Dr. iur. Thilo Mahnhold, Dr. Claudia Schramm
Rz. 359
Innerbetriebliche Mediation ist ein Instrument der Konfliktlösung, das in modernen Unternehmen immer häufiger eingesetzt wird. Gerade das Arbeitsrecht eröffnet bei Durchführung einer erfolgreichen Mediation die besondere Chance, ohne Rücksicht auf Ansprüche des Einzelnen, auf Positionen und Rechtslagen und ohne Rechtsanwendung den Konflikt nachhaltig und umfassend beizulegen, um so für beide Seiten ein zukunftsgerichtetes und positives Ergebnis zu erlangen (Win-Win-Situation). Eine Mediation spart in der Regel nicht nur Zeit und Geld, sondern kann Konflikte nachhaltig und vor allem unter Ausschluss der Öffentlichkeit lösen. Deshalb eröffnet das Mediationsverfahren weitreichende und sinnvolle Möglichkeiten zur Beilegung von Konflikten im laufenden Arbeitsverhältnis. Am 26.7.2012 ist das auf einer Richtlinie beruhende Mediationsgesetz in Kraft getreten. Es definiert die Mediation in § 1 Abs. 1 MediationsG als "vertrauliches und strukturiertes Verfahren, bei dem die Parteien mithilfe eines oder mehrerer Mediatoren freiwillig und eigenverantwortlich eine einvernehmliche Beilegung ihres Konflikts anstreben". Dies gewährleistet, dass die Parteien Herren des Verfahrens bleiben und alle relevanten Themen – auch auf der Beziehungsebene – zum Gegenstand des Mediationsverfahrens machen können. Im arbeitsrechtlichen Kontext hat dies den Vorteil, dass das Verhältnis der Parteien zueinander und deren Umgang miteinander thematisiert werden können. Dieser Klärungsprozess hat meist starke Auswirkungen auf die Kooperationsbereitschaft aller Beteiligten.
Rz. 360
Der Mediator ist dabei gem. § 1 Abs. 2 MediationsG "eine unabhängige und neutrale Person ohne Entscheidungsbefugnis, die die Parteien durch die Mediation führt". Die Mediation dient einer umfassenden Konfliktlösung. Konflikt muss eben nicht nur ein Rechtsstreit zwischen mehreren Parteien, sondern kann ebenso ein Streit über eine erst zu findende Regelung einer Angelegenheit sein.
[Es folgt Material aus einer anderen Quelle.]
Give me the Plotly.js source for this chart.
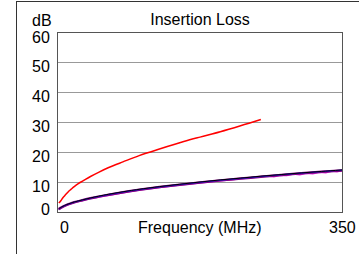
<!DOCTYPE html>
<html>
<head>
<meta charset="utf-8">
<script src="https://cdn.plot.ly/plotly-3.0.1.min.js"></script>
<style>
html,body{margin:0;padding:0;background:#fff;}
#wrap{position:relative;width:359px;height:254px;overflow:hidden;}
#frame{position:absolute;left:16px;top:1px;width:400px;height:300px;border-left:1px solid #333;border-top:1px solid #333;}
#chart{position:absolute;left:0;top:0;width:359px;height:254px;}
</style>
</head>
<body>
<div id="wrap"><div id="frame"></div><div id="chart"></div></div>
<script>
// Measured curves (MHz, dB)
var freq = [1, 2, 4, 6, 8, 10, 15, 20, 30, 40, 50, 62.5, 75, 87.5, 100, 125, 150, 175, 200, 225, 250, 275, 300, 325, 350];
var purpleLoss = [0.9, 1.15, 1.5, 1.8, 2.05, 2.3, 2.8, 3.25, 3.95, 4.6, 5.15, 5.8, 6.4, 6.95, 7.45, 8.35, 9.15, 9.9, 10.6, 11.2, 11.8, 12.4, 12.95, 13.45, 13.95];
var blackLoss  = [1.0, 1.25, 1.6, 1.9, 2.15, 2.4, 2.9, 3.35, 4.05, 4.7, 5.3, 5.95, 6.55, 7.1, 7.6, 8.5, 9.3, 10.05, 10.75, 11.35, 12.0, 12.55, 13.1, 13.6, 14.1];
var blueLoss   = [0.9, 1.15, 1.55, 1.85, 2.1, 2.35, 2.85, 3.3, 4.0, 4.65, 5.2, 5.85, 6.45, 7.0, 7.5, 8.4, 9.2, 9.95, 10.65, 11.25, 11.9, 12.5, 13.05, 13.55, 14.05];
var freqMagenta = [1, 4, 10, 20, 40, 75, 100, 150, 200, 230, 245, 258, 266, 274, 282, 290, 298, 306, 314, 322, 330, 338, 344, 350];
var magentaLoss = [0.8, 1.4, 2.2, 3.15, 4.5, 6.3, 7.35, 9.05, 10.45, 11.15, 11.55, 12.05, 11.85, 12.35, 12.2, 12.75, 12.5, 13.0, 12.85, 13.35, 13.2, 13.7, 13.5, 13.9];
// Limit line
var freqLimit = [1, 2, 3, 4, 6, 8, 10, 13, 16, 20, 25, 31.25, 40, 50, 62.5, 80, 100, 125, 155, 175, 200, 225, 250];
var limitLoss = [3.0, 3.3, 3.6, 4.0, 4.8, 5.4, 6.0, 6.9, 7.6, 8.5, 9.5, 10.5, 11.9, 13.3, 14.9, 16.8, 18.9, 21.1, 23.6, 25.1, 26.9, 28.9, 31.0];

// Tick labels
var xTickVals = [0, 350];
var xTickText = ['0', '350'];
var yTickVals = [0, 10, 20, 30, 40, 50, 60];
var yTickText = ['0', '10', '20', '30', '40', '50', '60'];

var traces = [
  {x: freqMagenta, y: magentaLoss, mode: 'lines', line: {color: '#e020e0', width: 1.5}, hoverinfo: 'skip'},
  {x: freq, y: purpleLoss, mode: 'lines', line: {color: '#800080', width: 2.5, shape: 'spline'}, hoverinfo: 'skip'},
  {x: freq, y: blueLoss, mode: 'lines', line: {color: '#2020ff', width: 1, shape: 'spline'}, hoverinfo: 'skip'},
  {x: freq, y: blackLoss, mode: 'lines', line: {color: '#000000', width: 1, shape: 'spline'}, hoverinfo: 'skip'},
  {x: freqLimit, y: limitLoss, mode: 'lines', line: {color: '#ff0000', width: 1.5, shape: 'spline'}, hoverinfo: 'skip'}
];

var font = {family: '"Liberation Sans", Arial, sans-serif', size: 16, color: '#000'};

var annotations = [
  {text: 'Frequency (MHz)', xref: 'paper', yref: 'paper', x: 0.5, y: -(228-212)/179, xanchor: 'center', yanchor: 'middle', showarrow: false, font: font},
  {text: 'dB', xref: 'paper', yref: 'paper', x: (42-58)/284, y: 1 + (33-20)/179, xanchor: 'center', yanchor: 'middle', showarrow: false, font: font}
];
// y tick labels: printed slightly below their gridlines, the 0 kept above the axis
yTickVals.forEach(function (v, i) {
  annotations.push({text: yTickText[i], xref: 'paper', yref: 'y', x: (52-58)/284, y: v,
    xanchor: 'right', yanchor: 'middle', yshift: v === 0 ? 2.5 : -4, showarrow: false, font: font});
});
// x tick labels: first one starts at the axis origin, last one centred on its tick
xTickVals.forEach(function (v, i) {
  annotations.push({text: xTickText[i], xref: 'x', yref: 'paper', x: v, y: -(228-212)/179,
    xanchor: i === 0 ? 'left' : 'center', yanchor: 'middle', showarrow: false, font: font});
});

var layout = {
  width: 359, height: 254,
  margin: {l: 58, r: 17, t: 33, b: 42, pad: 0},
  paper_bgcolor: 'rgba(0,0,0,0)',
  plot_bgcolor: '#fff',
  showlegend: false,
  font: font,
  title: {text: 'Insertion Loss', font: font, x: 0.5, xref: 'paper', xanchor: 'center', y: 1 - 19/254, yref: 'container', yanchor: 'middle'},
  xaxis: {
    range: [0, 350], tickvals: xTickVals, showticklabels: false,
    showgrid: false, zeroline: false,
    showline: true, mirror: true, linecolor: '#555', linewidth: 1, ticks: ''
  },
  yaxis: {
    range: [0, 60], tickvals: yTickVals, showticklabels: false,
    showgrid: true, gridcolor: '#999', gridwidth: 1, zeroline: false,
    showline: true, mirror: true, linecolor: '#555', linewidth: 1, ticks: ''
  },
  annotations: annotations
};

Plotly.newPlot('chart', traces, layout, {staticPlot: true, displayModeBar: false});
</script>
</body>
</html>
Der Mediator fördert auf dieser Basis die Kommunikation der Parteien und gewährleistet, dass diese in angemessener und fairer Weise in die Mediation eingebunden werden.
Rz. 361
Im Sinne des dem Vertragsrecht immanenten Grundsatzes pacta sunt servanda, können Mediationsverhandlungen helfen, Verträge aufrecht zu erhalten und beispielsweise Kündigungen zu vermeiden. Im Gegensatz zu einer Gerichtsverhandlung versucht eine Mediation eine Win-Win-Situation zu erzielen; sie fragt nach dem im Hintergrund bestehenden Konflikt und den Interessen der Parteien. Auf diese Weise können abseits der Gerichtsverhandlung individuellere und befriedigendere Lösungen gefunden werden. War bisher die Kündigung ultima ratio zur Beendigung von arbeitsrechtlichen Konflikten, so kann die Mediation diese Konflikte lösen und damit präventiv Kündigungen vermeiden, woran Arbeitgeber insbesondere mit Blick auf Leistungsträger und Fachkräfte ein großes Interesse haben. Arbeitnehmer, insbesondere sog. Millennials, setzen eine moderne Konfliktkultur in Unternehmen voraus, um zukunftsgerichtet bestehende Konflikte nachhaltig zu lösen.
Rz. 362
Der Mediator ist gem. § 4 MediationsG zur Vertraulichkeit verpflichtet und es ist üblich und sinnvoll, dass sich die Medianten in einer Mediationsvereinbarung ebenfalls Vertraulichkeit zusichern. Dies fördert die Offenheit der Parteien im Verfahren und bedeutet, dass in der Mediation zur Kenntnis gelangte Informationen nicht gegen eine Partei verwendet werden können. Die Vertraulichkeitsvereinbarung der Medianten kann sich auch aus der Mediationsklausel selbst ergeben.
Rz. 363
Ein weiteres wesentliches Merkmal der Mediation ist die Freiwilligkeit, vgl. § 2 Abs. 5 MediationsG. Der Mediator fördert auf dieser Basis die Kommunikation der Parteien und gewährleistet, dass diese in angemessener und fairer Weise in die Mediation eingebunden werden. Die Parteien können die Mediation jederzeit beenden. Auch der Mediator kann die Mediation beenden, wenn er der Auffassung ist, dass eine eigenverantwortliche Kommunikation oder eine Einigung der Parteien nicht zu erwarten ist.
Rz. 364
Sofern es zu einer Einigung der Parteien kommt, wirkt der Mediator darauf hin, dass die Parteien eine treffende Vereinbarung genau prüfen und dass die erzielte Einigung und die Zustimmung der Parteien in einer Abschlussvereinbarung dokumentiert werden.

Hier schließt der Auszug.